• **COLLECTED MATERIAL**
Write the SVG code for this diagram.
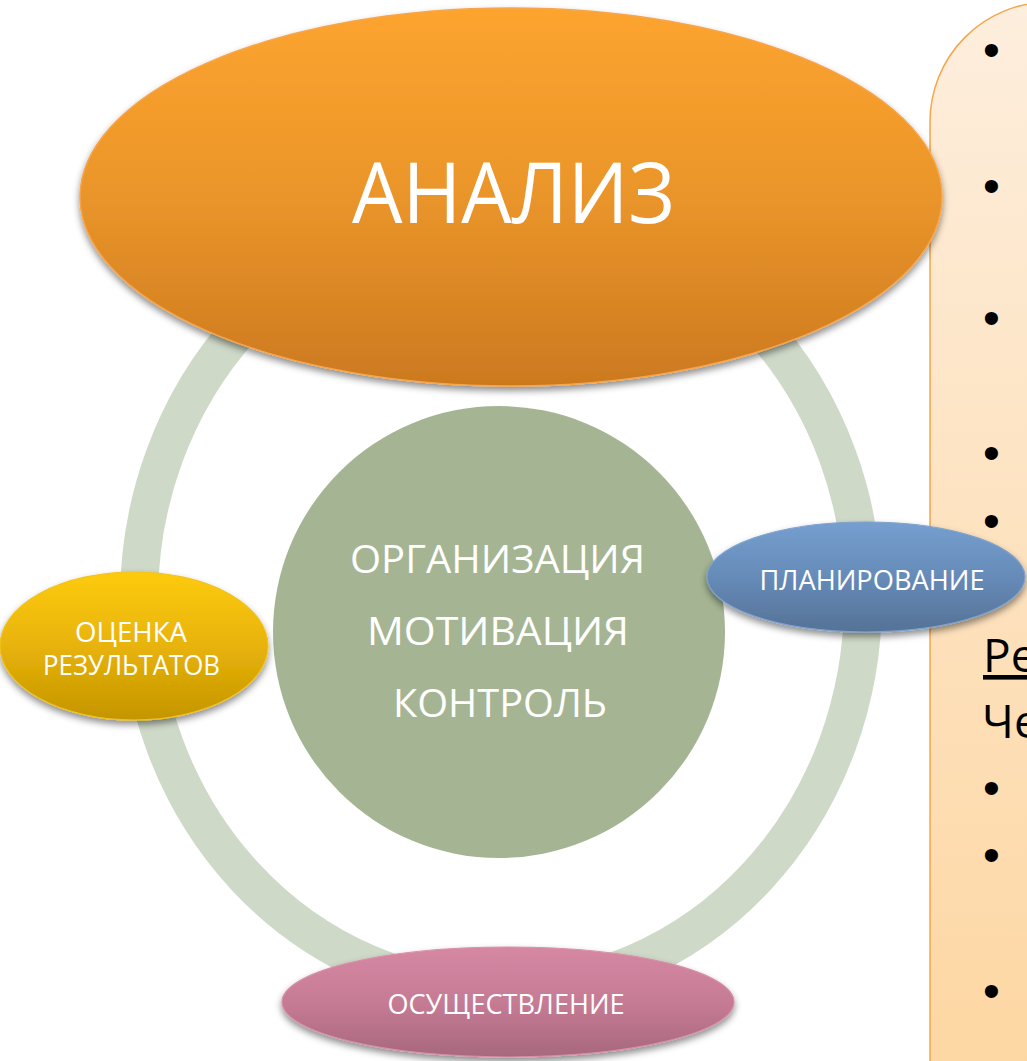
<svg xmlns="http://www.w3.org/2000/svg" width="1027" height="1061" viewBox="0 0 1027 1061">
<defs>
  <linearGradient id="gPanel" x1="0" y1="0" x2="0" y2="1">
    <stop offset="0" stop-color="#FDEEDD"/>
    <stop offset="1" stop-color="#FDD7A3"/>
  </linearGradient>
  <linearGradient id="gOrange" x1="0" y1="0" x2="0" y2="1">
    <stop offset="0" stop-color="#FDA42F"/>
    <stop offset="0.5" stop-color="#EA952A"/>
    <stop offset="1" stop-color="#CC791F"/>
  </linearGradient>
  <linearGradient id="gYellow" x1="0" y1="0" x2="0" y2="1">
    <stop offset="0" stop-color="#FDCB10"/>
    <stop offset="0.5" stop-color="#E8B308"/>
    <stop offset="1" stop-color="#C49503"/>
  </linearGradient>
  <linearGradient id="gBlue" x1="0" y1="0" x2="0" y2="1">
    <stop offset="0" stop-color="#759FCF"/>
    <stop offset="0.5" stop-color="#668BB8"/>
    <stop offset="1" stop-color="#557296"/>
  </linearGradient>
  <linearGradient id="gPink" x1="0" y1="0" x2="0" y2="1">
    <stop offset="0" stop-color="#D688A3"/>
    <stop offset="0.5" stop-color="#C67B94"/>
    <stop offset="1" stop-color="#A7687E"/>
  </linearGradient>
  <filter id="shadow" x="-10%" y="-10%" width="120%" height="130%">
    <feDropShadow dx="0" dy="4" stdDeviation="3.5" flood-color="#000" flood-opacity="0.45"/>
  </filter>
</defs>
<style>
  .lbl { font-family: "Open Sans", "Noto Sans", "Liberation Sans", sans-serif; fill: #FFFFFF; text-anchor: middle; }
  .side { font-family: "Open Sans", "Noto Sans", "Liberation Sans", sans-serif; fill: #000000; font-size: 46px; }
  .bul { font-family: "Liberation Sans", "DejaVu Sans", sans-serif; fill: #000000; font-size: 48px; }
</style>

<g id="panel">
  <path d="M930,1065 L930,122 A120,120 0 0 1 1050,2 L1030,2 L1030,1065 Z" fill="url(#gPanel)" stroke="#F5A54A" stroke-width="1.5"/>
  <text class="bul" x="983" y="66">•</text>
  <text class="bul" x="983" y="202">•</text>
  <text class="bul" x="983" y="334">•</text>
  <text class="bul" x="983" y="469">•</text>
  <text class="bul" x="983" y="537">•</text>
  <text class="side" x="983" y="672" text-decoration="underline">Ре</text>
  <text class="side" x="982" y="738">Че</text>
  <text class="bul" x="983" y="804">•</text>
  <text class="bul" x="983" y="871">•</text>
  <text class="bul" x="983" y="1007">•</text>
</g>

<g id="connectors">
  <ellipse cx="501" cy="600" rx="362" ry="391" fill="none" stroke="#CFD9C8" stroke-width="38"/>
</g>

<g id="center">
  <circle cx="499" cy="632" r="226" fill="#A5B593"/>
  <text class="lbl" x="497.5" y="573" font-size="39" textLength="295" lengthAdjust="spacingAndGlyphs">ОРГАНИЗАЦИЯ</text>
  <text class="lbl" x="498" y="645" font-size="39" textLength="262" lengthAdjust="spacingAndGlyphs">МОТИВАЦИЯ</text>
  <text class="lbl" x="500" y="717" font-size="39" textLength="214" lengthAdjust="spacingAndGlyphs">КОНТРОЛЬ</text>
</g>

<g id="analiz">
  <ellipse cx="511" cy="197" rx="431" ry="189" fill="url(#gOrange)" stroke="#F7A54B" stroke-width="1.5" filter="url(#shadow)"/>
  <text class="lbl" x="513.5" y="223" font-size="84" textLength="323" lengthAdjust="spacingAndGlyphs">АНАЛИЗ</text>
</g>

<g id="ocenka">
  <ellipse cx="134" cy="646" rx="134" ry="74" fill="url(#gYellow)" stroke="#F2C21A" stroke-width="1.2" filter="url(#shadow)"/>
  <text class="lbl" x="131" y="642" font-size="28" textLength="112" lengthAdjust="spacingAndGlyphs">ОЦЕНКА</text>
  <text class="lbl" x="131.5" y="675" font-size="28" textLength="177" lengthAdjust="spacingAndGlyphs">РЕЗУЛЬТАТОВ</text>
</g>

<g id="planirovanie">
  <ellipse cx="866" cy="577" rx="159" ry="55" fill="url(#gBlue)" stroke="#7EA2CC" stroke-width="1.2" filter="url(#shadow)"/>
  <text class="lbl" x="872" y="590" font-size="28" textLength="225" lengthAdjust="spacingAndGlyphs">ПЛАНИРОВАНИЕ</text>
</g>

<g id="osushchestvlenie">
  <ellipse cx="508" cy="1002" rx="226" ry="55" fill="url(#gPink)" stroke="#D690A8" stroke-width="1.2" filter="url(#shadow)"/>
  <text class="lbl" x="506" y="1014" font-size="28" textLength="237" lengthAdjust="spacingAndGlyphs">ОСУЩЕСТВЛЕНИЕ</text>
</g>
</svg>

• **DIRECTIONS FOR THIS TASK**
Reproduce each line exactly as it appears, omitting the pictures.

• **FINAL ANSWER**
Write the SVG code for this diagram.
<svg xmlns="http://www.w3.org/2000/svg" width="1027" height="1061" viewBox="0 0 1027 1061">
<defs>
  <linearGradient id="gPanel" x1="0" y1="0" x2="0" y2="1">
    <stop offset="0" stop-color="#FDEEDD"/>
    <stop offset="1" stop-color="#FDD7A3"/>
  </linearGradient>
  <linearGradient id="gOrange" x1="0" y1="0" x2="0" y2="1">
    <stop offset="0" stop-color="#FDA42F"/>
    <stop offset="0.5" stop-color="#EA952A"/>
    <stop offset="1" stop-color="#CC791F"/>
  </linearGradient>
  <linearGradient id="gYellow" x1="0" y1="0" x2="0" y2="1">
    <stop offset="0" stop-color="#FDCB10"/>
    <stop offset="0.5" stop-color="#E8B308"/>
    <stop offset="1" stop-color="#C49503"/>
  </linearGradient>
  <linearGradient id="gBlue" x1="0" y1="0" x2="0" y2="1">
    <stop offset="0" stop-color="#759FCF"/>
    <stop offset="0.5" stop-color="#668BB8"/>
    <stop offset="1" stop-color="#557296"/>
  </linearGradient>
  <linearGradient id="gPink" x1="0" y1="0" x2="0" y2="1">
    <stop offset="0" stop-color="#D688A3"/>
    <stop offset="0.5" stop-color="#C67B94"/>
    <stop offset="1" stop-color="#A7687E"/>
  </linearGradient>
  <filter id="shadow" x="-10%" y="-10%" width="120%" height="130%">
    <feDropShadow dx="0" dy="4" stdDeviation="3.5" flood-color="#000" flood-opacity="0.45"/>
  </filter>
</defs>
<style>
  .lbl { font-family: "Open Sans", "Noto Sans", "Liberation Sans", sans-serif; fill: #FFFFFF; text-anchor: middle; }
  .side { font-family: "Open Sans", "Noto Sans", "Liberation Sans", sans-serif; fill: #000000; font-size: 46px; }
  .bul { font-family: "Liberation Sans", "DejaVu Sans", sans-serif; fill: #000000; font-size: 48px; }
</style>

<g id="panel">
  <path d="M930,1065 L930,122 A120,120 0 0 1 1050,2 L1030,2 L1030,1065 Z" fill="url(#gPanel)" stroke="#F5A54A" stroke-width="1.5"/>
  <text class="bul" x="983" y="66">•</text>
  <text class="bul" x="983" y="202">•</text>
  <text class="bul" x="983" y="334">•</text>
  <text class="bul" x="983" y="469">•</text>
  <text class="bul" x="983" y="537">•</text>
  <text class="side" x="983" y="672" text-decoration="underline">Ре</text>
  <text class="side" x="982" y="738">Че</text>
  <text class="bul" x="983" y="804">•</text>
  <text class="bul" x="983" y="871">•</text>
  <text class="bul" x="983" y="1007">•</text>
</g>

<g id="connectors">
  <ellipse cx="501" cy="600" rx="362" ry="391" fill="none" stroke="#CFD9C8" stroke-width="38"/>
</g>

<g id="center">
  <circle cx="499" cy="632" r="226" fill="#A5B593"/>
  <text class="lbl" x="497.5" y="573" font-size="39" textLength="295" lengthAdjust="spacingAndGlyphs">ОРГАНИЗАЦИЯ</text>
  <text class="lbl" x="498" y="645" font-size="39" textLength="262" lengthAdjust="spacingAndGlyphs">МОТИВАЦИЯ</text>
  <text class="lbl" x="500" y="717" font-size="39" textLength="214" lengthAdjust="spacingAndGlyphs">КОНТРОЛЬ</text>
</g>

<g id="analiz">
  <ellipse cx="511" cy="197" rx="431" ry="189" fill="url(#gOrange)" stroke="#F7A54B" stroke-width="1.5" filter="url(#shadow)"/>
  <text class="lbl" x="513.5" y="223" font-size="84" textLength="323" lengthAdjust="spacingAndGlyphs">АНАЛИЗ</text>
</g>

<g id="ocenka">
  <ellipse cx="134" cy="646" rx="134" ry="74" fill="url(#gYellow)" stroke="#F2C21A" stroke-width="1.2" filter="url(#shadow)"/>
  <text class="lbl" x="131" y="642" font-size="28" textLength="112" lengthAdjust="spacingAndGlyphs">ОЦЕНКА</text>
  <text class="lbl" x="131.5" y="675" font-size="28" textLength="177" lengthAdjust="spacingAndGlyphs">РЕЗУЛЬТАТОВ</text>
</g>

<g id="planirovanie">
  <ellipse cx="866" cy="577" rx="159" ry="55" fill="url(#gBlue)" stroke="#7EA2CC" stroke-width="1.2" filter="url(#shadow)"/>
  <text class="lbl" x="872" y="590" font-size="28" textLength="225" lengthAdjust="spacingAndGlyphs">ПЛАНИРОВАНИЕ</text>
</g>

<g id="osushchestvlenie">
  <ellipse cx="508" cy="1002" rx="226" ry="55" fill="url(#gPink)" stroke="#D690A8" stroke-width="1.2" filter="url(#shadow)"/>
  <text class="lbl" x="506" y="1014" font-size="28" textLength="237" lengthAdjust="spacingAndGlyphs">ОСУЩЕСТВЛЕНИЕ</text>
</g>
</svg>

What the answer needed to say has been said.